Very Rare Plan of Mexico City

Fascinating early map of Mexico City by Giulio Ballino in 1569, from the Venetian publisher-typographer Bolognino Zaltieri. From De' Disegni delle Piu Illustri Citta, et Fortezze del Mondo Parte I, which was comprised of one engraved map and 50 plans and views. This very rare book was composed of descriptions and illustrations of city views and fortifications in Italy, Europe and Asia. Mexico City (here called "Timistitano", i.e. Tenochtitlan) is the only plan in the atlas of a site in the western hemisphere.

While Venetians were not the discoverers or explorers of the New World, Venice was the capital of early modern print culture and transmitted knowledge about the explorations to Europe. A close look at the work of a series of Venetian armchair travelers (editors, mapmakers, and designers of costume books) reveals the profound anxieties these authors expressed about Venice's changing status in early modern Europe.

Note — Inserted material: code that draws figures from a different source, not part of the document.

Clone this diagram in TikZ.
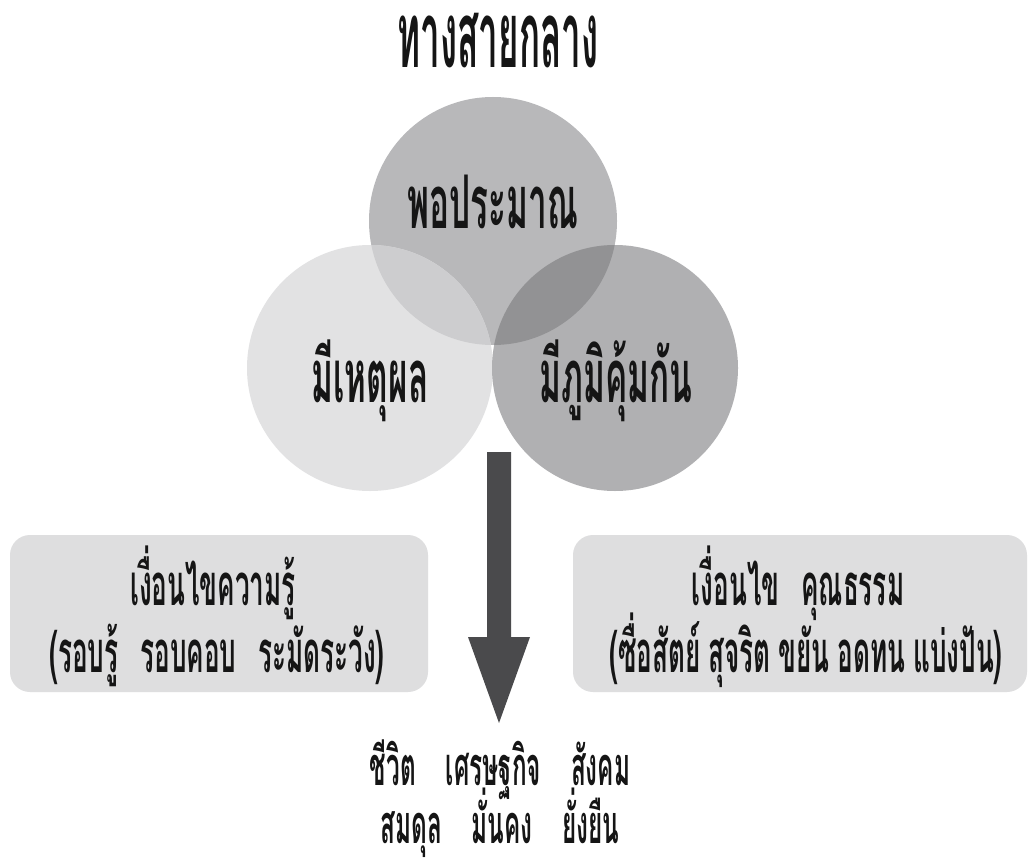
\documentclass[tikz,border=0pt]{standalone}
\usepackage{fontspec}
\newfontfamily\thf[Script=Thai,FakeStretch=0.45,BoldFont={* Bold}]{Loma}
\newfontfamily\thtitle[Script=Thai,FakeStretch=0.38,BoldFont={* Bold}]{Loma}
\definecolor{cTop}{HTML}{B8B8BA}
\definecolor{cLeft}{HTML}{E2E2E3}
\definecolor{cRight}{HTML}{B0B0B2}
\definecolor{cTL}{HTML}{CDCDCF}
\definecolor{cTR}{HTML}{929294}
\definecolor{cBox}{HTML}{DEDEDF}
\definecolor{cArrow}{HTML}{4A4A4C}
\definecolor{cText}{HTML}{151515}
\begin{document}
\begin{tikzpicture}[x=1pt,y=-1pt,
  lbl/.style={anchor=base,inner sep=0pt,text=cText,font=\thf\bfseries},
  big/.style={lbl,font=\thtitle\bfseries\fontsize{92}{96}\selectfont},
  mid/.style={lbl,font=\thf\bfseries\fontsize{74}{78}\selectfont},
  small/.style={lbl,font=\thf\bfseries\fontsize{58}{62}\selectfont},
  result/.style={lbl,font=\thf\bfseries\fontsize{54}{58}\selectfont},
  infobox/.style={draw=none,fill=cBox,rounded corners=20pt,inner sep=0pt}]
\useasboundingbox (0,0) rectangle (1030,861);
\fill[white] (0,0) rectangle (1030,861);
% circles
\coordinate (ct) at (493,221);
\coordinate (cl) at (370,368);
\coordinate (cr) at (615,368);
\fill[cTop] (ct) circle[radius=124];
\fill[cLeft] (cl) circle[radius=123];
\fill[cRight] (cr) circle[radius=123];
\begin{scope}
  \clip (ct) circle[radius=124];
  \fill[cTL] (cl) circle[radius=123];
  \fill[cTR] (cr) circle[radius=123];
\end{scope}
% title and circle labels
\node[big] (title) at (498,68) {ทางสายกลาง};
\node[mid] (pp) at (493,228) {พอประมาณ};
\node[mid] (hp) at (370,402) {มีเหตุผล};
\node[mid] (pk) at (616,402) {มีภูมิคุ้มกัน};
% arrow
\coordinate (a1) at (499,452);
\coordinate (a2) at (499,723);
\fill[cArrow] ([xshift=-12]a1) -- ([xshift=12]a1) -- ([xshift=12]a1 |- 0,637) -- ([xshift=31]a1 |- 0,637) -- (a2) -- ([xshift=-31]a1 |- 0,637) -- ([xshift=-12]a1 |- 0,637) -- cycle;
% boxes
\node[infobox,minimum width=418,minimum height=157] (kb) at (219,613.5) {};
\node[infobox,minimum width=454,minimum height=157] (mb) at (800,613.5) {};
\node[small] (k1) at (213,605) {เงื่อนไขความรู้};
\node[small] (k2) at (217,672) {(รอบรู้\hspace{22pt}รอบคอบ\hspace{22pt}ระมัดระวัง)};
\node[small] (m1) at (798,605) {เงื่อนไข\hspace{22pt}คุณธรรม};
\node[small] (m2) at (806,672) {(ซื่อสัตย์\hspace{8pt}สุจริต\hspace{8pt}ขยัน\hspace{8pt}อดทน\hspace{8pt}แบ่งปัน)};
% result text
\node[result] (r1) at (500,785) {ชีวิต\hspace{30pt}เศรษฐกิจ\hspace{30pt}สังคม};
\node[result] (r2) at (500,843) {สมดุล\hspace{30pt}มั่นคง\hspace{30pt}ยั่งยืน};
\end{tikzpicture}
\end{document}
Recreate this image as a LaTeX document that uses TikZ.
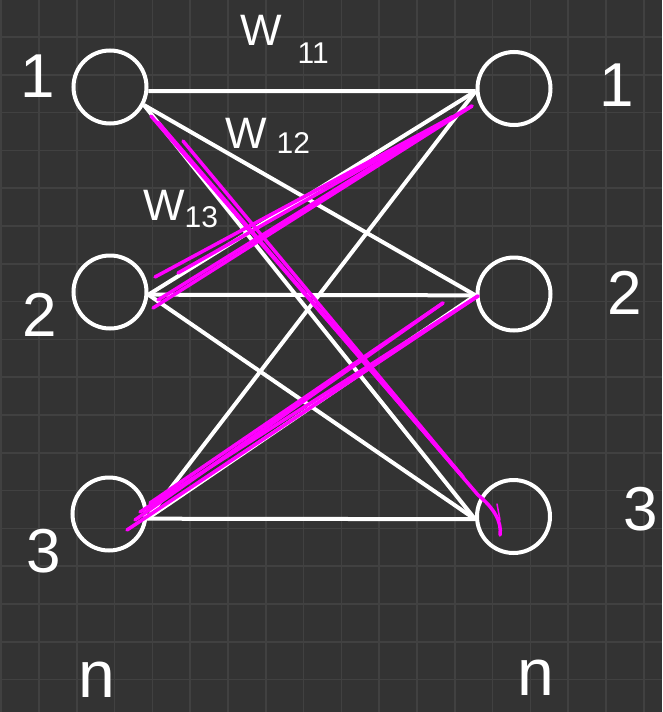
\documentclass[tikz,border=0pt]{standalone}
\usepackage{fontspec}
\setmainfont{Liberation Sans}
\definecolor{bgc}{HTML}{333333}
\definecolor{gridc}{HTML}{414141}
\definecolor{mag}{HTML}{FF00FF}
\begin{document}
\begin{tikzpicture}[x=1pt,y=-1pt,
  neuron/.style={circle,draw=white,line width=4pt,minimum size=73pt,inner sep=0pt},
  conn/.style={draw=white,line width=4pt},
  hl/.style={draw=mag,line width=3.5pt,line cap=round,line join=round},
  gridline/.style={draw=gridc,line width=1.5pt},
  lab/.style={text=white,inner sep=0pt,font=\fontsize{62}{62}\selectfont},
  nlab/.style={text=white,inner sep=0pt,anchor=base,font=\fontsize{66}{66}\selectfont},
  wlab/.style={text=white,inner sep=0pt,anchor=base west,font=\fontsize{44}{44}\selectfont}]
\fill[bgc] (0,0) rectangle (662,712);
\useasboundingbox (0,0) rectangle (662,712);
% grid
\foreach \k in {0,...,17} \draw[gridline] ({1.2+37.8*\k},0) -- ({1.2+37.8*\k},712);
\foreach \k in {1,...,18} \draw[gridline] (0,{-0.8+37.8*\k}) -- (662,{-0.8+37.8*\k});
% neurons
\node[neuron] (L1) at (110,87) {};
\node[neuron] (L2) at (110,292) {};
\node[neuron] (L3) at (109,514) {};
\node[neuron] (R1) at (514,88.5) {};
\node[neuron] (R2) at (514,294) {};
\node[neuron] (R3) at (513.5,516.5) {};
% connections
\draw[conn] (L1.-6) -- (R1.184);
\draw[conn] (L1.-28) -- (R2.182);
\draw[conn] (L1.-28) -- (R3.184);
\draw[conn] (L2.-4) -- (R1.184);
\draw[conn] (L2.-4) -- (R2.182);
\draw[conn] (L2.-4) -- (R3.184);
\draw[conn] (L3.-7) -- (R1.184);
\draw[conn] (L3.-7) -- (R2.182);
\draw[conn] (L3.-7) -- (R3.184);
% magenta highlights: L2 -> R1
\draw[hl] (155,277) -- (452,117);
\draw[hl] (178,273) -- (472,106);
\draw[hl] (153,308) -- (472,106);
\draw[hl] (158,300) -- (452,117);
% L1 -> R3
\draw[hl] (151,116) -- (463,477);
\draw[hl] (183,141) -- (463,477);
\draw[hl] (158,122) -- (478,495) .. controls (494,508) and (502,522) .. (500,535);
\draw[hl,line width=1.5pt] (497,504) -- (500,520);
% L3 -> R2
\draw[hl] (127,530) -- (478,296);
\draw[hl] (150,503) -- (443,303);
\draw[hl] (135,520) -- (443,303);
\draw[hl] (140,512) -- (478,296);
% labels
\node[lab] (tl1) at (38,76) {1};
\node[lab] (tl2) at (40,315) {2};
\node[lab] (tl3) at (44,551) {3};
\node[lab] (tr1) at (617,85) {1};
\node[lab] (tr2) at (625,293) {2};
\node[lab] (tr3) at (641,509) {3};
\node[nlab] (nl) at (97,697) {n};
\node[nlab] (nr) at (536,695) {n};
\node[wlab] (w11) at (240,45) {W\hspace{16pt}\raisebox{-18pt}{\fontsize{30}{30}\selectfont 11}};
\node[wlab] (w12) at (225,148) {W\hspace{10pt}\raisebox{-5pt}{\fontsize{30}{30}\selectfont 12}};
\node[wlab] (w13) at (143,220) {W\hspace{0pt}\raisebox{-7pt}{\fontsize{30}{30}\selectfont 13}};
\end{tikzpicture}
\end{document}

Once an unassailable maritime and territorial empire, the lagoon city was increasingly eclipsed in the sixteenth century, economically and culturally, by the Ottomans and other emerging European powers. In response, Venetian writers employed the cultural strategy of using images of the New World to assert the importance of the Venetian past. Such images served to assuage their insecurities and shore up images of Venetian superiority.

Little is known about Giulio Ballino, Italian humanist and scholar who compiled the work and wrote the text. He was an associate of Paolo Manuzio (1512-1574), who mentions him in correspondence in the 1560s as working for him in various capacities, including corrector and editor. Ballino's literary activity was primarily as a popularizer, translating many Greek philosophical and theological works into Italian. Printer and publisher Bolognino Zaltieri used the plates of several different engravers throughout the book, such as plans by Paolo Forlani (active 1560-1577) and Domenico Zenoi (active 1560-1580).